What the task requires: Transcribe the records below in full; pictures stay out of the copy.

Records to process:
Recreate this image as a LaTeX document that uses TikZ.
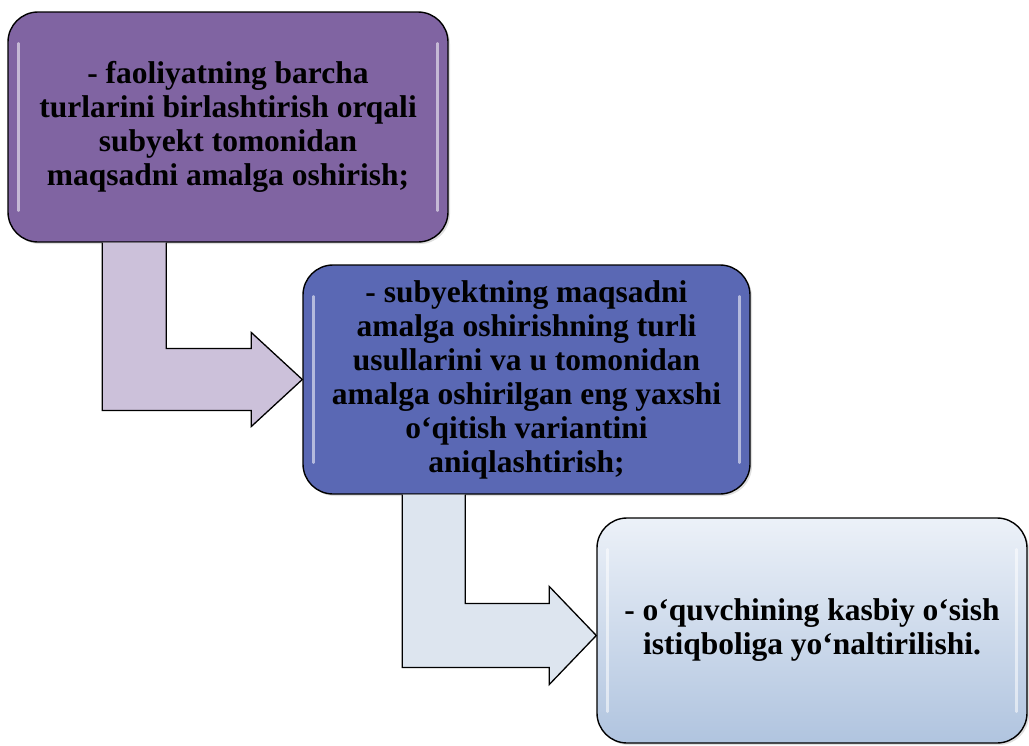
\documentclass[tikz,border=0pt]{standalone}
\usepackage{fontspec}
\setmainfont{Liberation Serif}
\usepackage{tikz}
\usetikzlibrary{positioning,calc,shadows}
\definecolor{plum}{HTML}{8064A2}
\definecolor{indigo}{HTML}{5A68B4}
\definecolor{lilac}{HTML}{CCC1DA}
\definecolor{frost}{HTML}{DDE5EF}
\definecolor{skytop}{HTML}{ECF1F8}
\definecolor{skybot}{HTML}{B0C4DF}

\begin{document}
\begin{tikzpicture}[
  x=1pt,y=-1pt,
  box/.style={draw=black,line width=1.4pt,rounded corners=30pt,align=center,
    font=\bfseries\fontsize{31.5}{34}\selectfont,inner sep=0pt,
    drop shadow={opacity=0.25,shadow xshift=2pt,shadow yshift=-2pt}},
  bent/.style={draw=black,line width=1.3pt,line join=miter},
  gloss/.style={white,opacity=0.55,line width=2.5pt,line cap=round}
]
\useasboundingbox (0,0) rectangle (1029,745);

% --- three stages ---
\node[box,fill=plum,minimum width=440pt,minimum height=230pt] (p1) at (228,127)
  {- faoliyatning barcha\\ turlarini birlashtirish orqali\\ subyekt tomonidan\\ maqsadni amalga oshirish;};
\node[box,fill=indigo,minimum width=447pt,minimum height=229pt] (p2) at (526.5,379.5)
  {- subyektning maqsadni\\ amalga oshirishning turli\\ usullarini va u tomonidan\\ amalga oshirilgan eng yaxshi\\ o‘qitish variantini\\ aniqlashtirish;};
\node[box,top color=skytop,bottom color=skybot,minimum width=430pt,minimum height=225pt] (p3) at (812,630.5)
  {- o‘quvchining kasbiy o‘sish\\ istiqboliga yo‘naltirilishi.};

% gloss strips
\foreach \b in {p1,p2,p3} {
  \draw[gloss] ($(\b.north west)+(11,32)$) -- ($(\b.south west)+(11,-32)$);
  \draw[gloss] ($(\b.north east)+(-11,32)$) -- ($(\b.south east)+(-11,-32)$);
}

% --- bent arrow p1 -> p2 ---
\coordinate (t1) at (p2.west);
\fill[lilac] ($(p1.south west)+(95,0)$) |- ($(t1)+(-51,31)$) -- ($(t1)+(-51,47)$) -- (t1)
  -- ($(t1)+(-51,-47)$) -- ($(t1)+(-51,-31)$) -| ($(p1.south west)+(159,0)$) -- cycle;
\draw[bent] ($(p1.south west)+(95,0)$) |- ($(t1)+(-51,31)$) -- ($(t1)+(-51,47)$) -- (t1)
  -- ($(t1)+(-51,-47)$) -- ($(t1)+(-51,-31)$) -| ($(p1.south west)+(159,0)$);

% --- bent arrow p2 -> p3 ---
\coordinate (t2) at ($(p3.west)+(0,5)$);
\fill[frost] ($(p2.south west)+(100,0)$) |- ($(t2)+(-47,32)$) -- ($(t2)+(-47,49)$) -- (t2)
  -- ($(t2)+(-47,-49)$) -- ($(t2)+(-47,-32)$) -| ($(p2.south west)+(163,0)$) -- cycle;
\draw[bent] ($(p2.south west)+(100,0)$) |- ($(t2)+(-47,32)$) -- ($(t2)+(-47,49)$) -- (t2)
  -- ($(t2)+(-47,-49)$) -- ($(t2)+(-47,-32)$) -| ($(p2.south west)+(163,0)$);
\end{tikzpicture}
\end{document}
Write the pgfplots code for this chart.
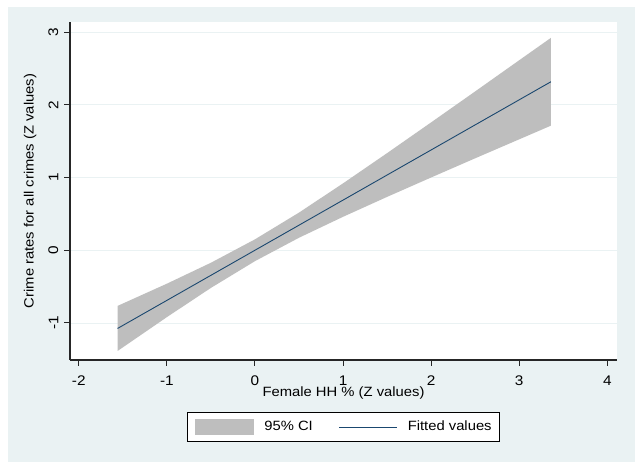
\documentclass[border=0pt]{standalone}
\usepackage{fontspec}
\setmainfont{Liberation Sans}[FakeStretch=1.1]
\usepackage{pgfplots}
\pgfplotsset{compat=1.18}
\definecolor{stbg}{HTML}{EAF2F3}
\definecolor{stgrid}{HTML}{EAF2F3}
\definecolor{stnavy}{HTML}{1A476F}
\definecolor{stband}{HTML}{BEBEBE}
\begin{document}
\fontsize{13.5pt}{15pt}\selectfont
\begin{tikzpicture}
\path[fill=white] (0,0) rectangle (640bp,469bp);
\path[fill=stbg] (8bp,7bp) rectangle (635bp,462bp);
\begin{axis}[
  at={(70bp,109bp)}, anchor=south west,
  scale only axis, width=547bp, height=338bp,
  xmin=-2.1, xmax=4.11, ymin=-1.51, ymax=3.14,
  axis background/.style={fill=white},
  axis lines=left, axis line style={-, line width=1.1pt, black!85},
  tick align=outside, major tick length=6bp,
  tick style={line width=1pt, black!85},
  xtick={-2,-1,0,1,2,3,4}, xticklabels={-2,-1,0,1,2,3,4},
  ytick={-1,0,1,2,3}, yticklabels={-1,0,1,2,3},
  ymajorgrids, grid style={stgrid, line width=0.8pt},
  yticklabel style={rotate=90, anchor=south, inner sep=5.5bp},
  xticklabel style={inner sep=2bp, yshift=-8bp},
  ticklabel style={font=\fontsize{14pt}{16pt}\selectfont},
  label style={font=\fontsize{13.5pt}{15pt}\selectfont},
  xlabel={Female HH \% (Z values)},
  ylabel={Crime rates for all crimes (Z values)},
  xlabel style={at={(axis description cs:0.5,-0.098)}, anchor=center},
  ylabel style={at={(axis description cs:-0.073,0.5)}, anchor=center},
  legend columns=2,
  legend style={at={(axis description cs:0.5,-0.154)}, anchor=north,
    draw=black, line width=0.8pt, fill=white,
    font=\fontsize{13.5pt}{15pt}\selectfont,
    nodes={inner sep=0bp},
    inner xsep=8bp, inner ysep=6.5bp,
    /tikz/every odd column/.append style={column sep=10bp},
    /tikz/every even column/.append style={column sep=26bp}},
]
\addplot[fill=stband, draw=none,
  legend image code/.code={\fill[stband,draw=none] (0bp,-8bp) rectangle (59bp,8bp);}]
  coordinates {
  (-1.56,-0.766) (-1,-0.46) (-0.5,-0.172) (0,0.15) (0.5,0.518) (1,0.92)
  (1.5,1.336) (2,1.759) (2.5,2.185) (3,2.614) (3.36,2.922)
  (3.36,1.714) (3,1.526) (2.5,1.265) (2,1.001) (1.5,0.734) (1,0.46)
  (0.5,0.172) (0,-0.15) (-0.5,-0.518) (-1,-0.92) (-1.56,-1.386)
  } -- cycle;
\addlegendentry{95\% CI}
\addplot[stnavy, line width=0.9pt, no marks,
  legend image code/.code={\draw[stnavy, line width=0.9pt] (0bp,0bp) -- (58bp,0bp);}]
  coordinates {(-1.56,-1.076) (0,0) (3.36,2.318)};
\addlegendentry{Fitted values}
\end{axis}
\end{tikzpicture}
\end{document}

Output of the exercise:
Recreate this image as a LaTeX document that uses TikZ.
\documentclass[tikz,border=0pt]{standalone}
\usepackage{fontspec}
\setmainfont{Liberation Serif}
\usepackage{tikz}
\usetikzlibrary{positioning,calc,shadows}
\definecolor{plum}{HTML}{8064A2}
\definecolor{indigo}{HTML}{5A68B4}
\definecolor{lilac}{HTML}{CCC1DA}
\definecolor{frost}{HTML}{DDE5EF}
\definecolor{skytop}{HTML}{ECF1F8}
\definecolor{skybot}{HTML}{B0C4DF}

\begin{document}
\begin{tikzpicture}[
  x=1pt,y=-1pt,
  box/.style={draw=black,line width=1.4pt,rounded corners=30pt,align=center,
    font=\bfseries\fontsize{31.5}{34}\selectfont,inner sep=0pt,
    drop shadow={opacity=0.25,shadow xshift=2pt,shadow yshift=-2pt}},
  bent/.style={draw=black,line width=1.3pt,line join=miter},
  gloss/.style={white,opacity=0.55,line width=2.5pt,line cap=round}
]
\useasboundingbox (0,0) rectangle (1029,745);

% --- three stages ---
\node[box,fill=plum,minimum width=440pt,minimum height=230pt] (p1) at (228,127)
  {- faoliyatning barcha\\ turlarini birlashtirish orqali\\ subyekt tomonidan\\ maqsadni amalga oshirish;};
\node[box,fill=indigo,minimum width=447pt,minimum height=229pt] (p2) at (526.5,379.5)
  {- subyektning maqsadni\\ amalga oshirishning turli\\ usullarini va u tomonidan\\ amalga oshirilgan eng yaxshi\\ o‘qitish variantini\\ aniqlashtirish;};
\node[box,top color=skytop,bottom color=skybot,minimum width=430pt,minimum height=225pt] (p3) at (812,630.5)
  {- o‘quvchining kasbiy o‘sish\\ istiqboliga yo‘naltirilishi.};

% gloss strips
\foreach \b in {p1,p2,p3} {
  \draw[gloss] ($(\b.north west)+(11,32)$) -- ($(\b.south west)+(11,-32)$);
  \draw[gloss] ($(\b.north east)+(-11,32)$) -- ($(\b.south east)+(-11,-32)$);
}

% --- bent arrow p1 -> p2 ---
\coordinate (t1) at (p2.west);
\fill[lilac] ($(p1.south west)+(95,0)$) |- ($(t1)+(-51,31)$) -- ($(t1)+(-51,47)$) -- (t1)
  -- ($(t1)+(-51,-47)$) -- ($(t1)+(-51,-31)$) -| ($(p1.south west)+(159,0)$) -- cycle;
\draw[bent] ($(p1.south west)+(95,0)$) |- ($(t1)+(-51,31)$) -- ($(t1)+(-51,47)$) -- (t1)
  -- ($(t1)+(-51,-47)$) -- ($(t1)+(-51,-31)$) -| ($(p1.south west)+(159,0)$);

% --- bent arrow p2 -> p3 ---
\coordinate (t2) at ($(p3.west)+(0,5)$);
\fill[frost] ($(p2.south west)+(100,0)$) |- ($(t2)+(-47,32)$) -- ($(t2)+(-47,49)$) -- (t2)
  -- ($(t2)+(-47,-49)$) -- ($(t2)+(-47,-32)$) -| ($(p2.south west)+(163,0)$) -- cycle;
\draw[bent] ($(p2.south west)+(100,0)$) |- ($(t2)+(-47,32)$) -- ($(t2)+(-47,49)$) -- (t2)
  -- ($(t2)+(-47,-49)$) -- ($(t2)+(-47,-32)$) -| ($(p2.south west)+(163,0)$);
\end{tikzpicture}
\end{document}
Write the pgfplots code for this chart.
\documentclass[border=0pt]{standalone}
\usepackage{fontspec}
\setmainfont{Liberation Sans}[FakeStretch=1.1]
\usepackage{pgfplots}
\pgfplotsset{compat=1.18}
\definecolor{stbg}{HTML}{EAF2F3}
\definecolor{stgrid}{HTML}{EAF2F3}
\definecolor{stnavy}{HTML}{1A476F}
\definecolor{stband}{HTML}{BEBEBE}
\begin{document}
\fontsize{13.5pt}{15pt}\selectfont
\begin{tikzpicture}
\path[fill=white] (0,0) rectangle (640bp,469bp);
\path[fill=stbg] (8bp,7bp) rectangle (635bp,462bp);
\begin{axis}[
  at={(70bp,109bp)}, anchor=south west,
  scale only axis, width=547bp, height=338bp,
  xmin=-2.1, xmax=4.11, ymin=-1.51, ymax=3.14,
  axis background/.style={fill=white},
  axis lines=left, axis line style={-, line width=1.1pt, black!85},
  tick align=outside, major tick length=6bp,
  tick style={line width=1pt, black!85},
  xtick={-2,-1,0,1,2,3,4}, xticklabels={-2,-1,0,1,2,3,4},
  ytick={-1,0,1,2,3}, yticklabels={-1,0,1,2,3},
  ymajorgrids, grid style={stgrid, line width=0.8pt},
  yticklabel style={rotate=90, anchor=south, inner sep=5.5bp},
  xticklabel style={inner sep=2bp, yshift=-8bp},
  ticklabel style={font=\fontsize{14pt}{16pt}\selectfont},
  label style={font=\fontsize{13.5pt}{15pt}\selectfont},
  xlabel={Female HH \% (Z values)},
  ylabel={Crime rates for all crimes (Z values)},
  xlabel style={at={(axis description cs:0.5,-0.098)}, anchor=center},
  ylabel style={at={(axis description cs:-0.073,0.5)}, anchor=center},
  legend columns=2,
  legend style={at={(axis description cs:0.5,-0.154)}, anchor=north,
    draw=black, line width=0.8pt, fill=white,
    font=\fontsize{13.5pt}{15pt}\selectfont,
    nodes={inner sep=0bp},
    inner xsep=8bp, inner ysep=6.5bp,
    /tikz/every odd column/.append style={column sep=10bp},
    /tikz/every even column/.append style={column sep=26bp}},
]
\addplot[fill=stband, draw=none,
  legend image code/.code={\fill[stband,draw=none] (0bp,-8bp) rectangle (59bp,8bp);}]
  coordinates {
  (-1.56,-0.766) (-1,-0.46) (-0.5,-0.172) (0,0.15) (0.5,0.518) (1,0.92)
  (1.5,1.336) (2,1.759) (2.5,2.185) (3,2.614) (3.36,2.922)
  (3.36,1.714) (3,1.526) (2.5,1.265) (2,1.001) (1.5,0.734) (1,0.46)
  (0.5,0.172) (0,-0.15) (-0.5,-0.518) (-1,-0.92) (-1.56,-1.386)
  } -- cycle;
\addlegendentry{95\% CI}
\addplot[stnavy, line width=0.9pt, no marks,
  legend image code/.code={\draw[stnavy, line width=0.9pt] (0bp,0bp) -- (58bp,0bp);}]
  coordinates {(-1.56,-1.076) (0,0) (3.36,2.318)};
\addlegendentry{Fitted values}
\end{axis}
\end{tikzpicture}
\end{document}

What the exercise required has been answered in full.